We all have challenges. We all want to marry the prince/princess against all the odds. This plot-line helps us feel the excitement of overcoming so that we continue to strive on towards our goals. It feeds our need for believing it will all be worth it in the end.

How can this be used in branding, advertising and creative storytelling?

This plot-line is massively helpful for constructing and telling brand stories.

It's ideal for brands who help customers show their natural talents to the world so they can improve and enrich their lives. Brands that are helping with social mobility or help people feel more sophisticated or above their station in life. Aspirational brands.

Think of the journey your customer is on and what is motivating them to buy your product or service. Are they seeking to transform their lives - even in a small way? Are they seeking to use their talent to shine? To get to a better place? To overcome a challenge? To be more loved and appreciated?

If so you might want to position your brand in a way that it becomes the transforming element in the story. The fairy godmother that helps to get Cinderella ready for the ball. Through your brand the customer's talents can be amplified helping them to succeed.

You can either tell the story from the end showing the final success of joining the brand. Alternatively you could tell the story from the point of view of the journey. Of how your product or service his helping customers overcome challenge so they can begin to move towards their goal.
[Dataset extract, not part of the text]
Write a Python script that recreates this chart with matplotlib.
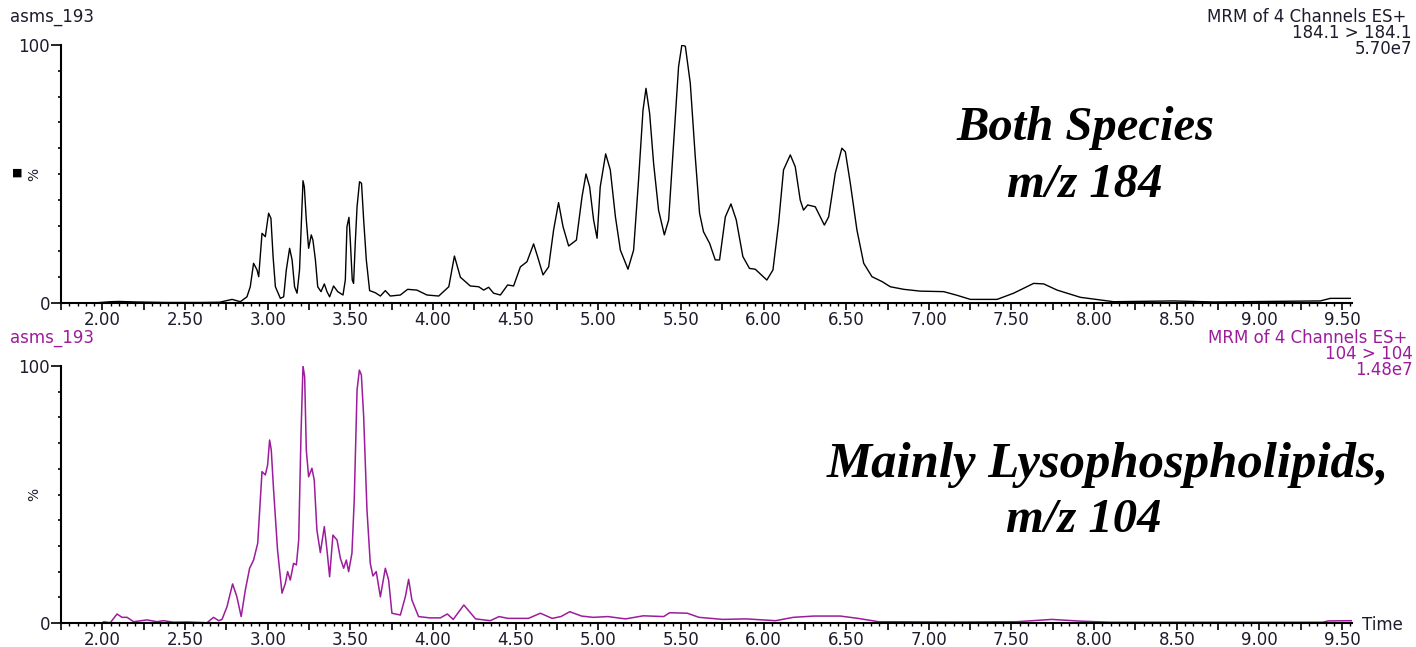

How can this be used for personal story telling?

For personal storytelling think about where you began in life. These are your rags. What were you void of? Who despised you? What made you have to go out into the world to discover your true talent? How is that helping you to get to where you want to go? What are the riches you are trying to achieve?

All of the above show how powerful and useful this story is when trying to communicate meaning and when trying to inspire people. When using this storyline remember the key human appeal: it says we can all succeed whoever we are.